154 Since v1.5.0; component defined with this mechanism will not be compatible with older CircuiTikZ.

9.3.1 The internal hook system

Since version v1.5.0, before starting the drawing of any component, CircuiTikZ will check for the existence of three different hooks, in the following order (suppose that the shape name is myname, and it has a class myclass:

  • \ctikz@hook@start@draw@component@myname

  • \ctikz@hook@start@draw@class@myclass

  • \ctikz@hook@start@draw@default

The first one that is defined in the current (or outer) scope is used, and the following ones are not used.

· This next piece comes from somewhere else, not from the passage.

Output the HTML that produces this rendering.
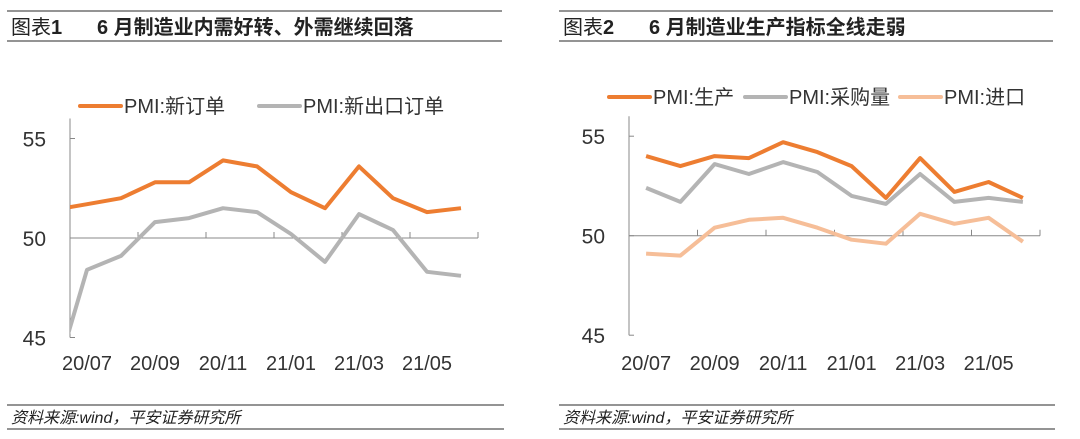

These hooks can be used to set drawing parameters, or to reset them to a known state: TikZ normally inherit most of the drawing option, but that can lead to surprises (like unexpected arrows, etc.).

In the same way, before leaving \pgf@circ@draw@component, a set of similar hooks (with end instead of start) is tried, with the same logic.

The only predefined hook is \ctikz@hook@start@draw@default, which is set to the equivalent of: 

     \pgfsetshortenstart{+0pt}\pgfsetshortenend{+0pt}\pgfsetarrows{-}%
   \def\pgf@circ@reset@rounded{\pgfsetcornersarced{\pgfpointorigin}}%

which means that, by default, arrows parameters are reset to the default (no shorten, no arrows) and that corners are not rounded. If you want to override them, just define the appropriate hook for your component/class and the generic one will not be called.

No ...@end@draw@... hook is defined by default.

9.3.2 Finishing your work

Once you have a satisfactory element, you should

  • Clean up your code;

  • write a piece of documentation explaining its use, with an example;

  • Propose the element for inclusion in the GitHub page of the project (you will have to license this as explained in that page, of course).

The best way of contributing is forking the project, adding your component in the correct files, modifying the manual and creating a pull request for the developers to merge. Anyway, if this is a problem, just open an issue and someone (when they have time…) will answer.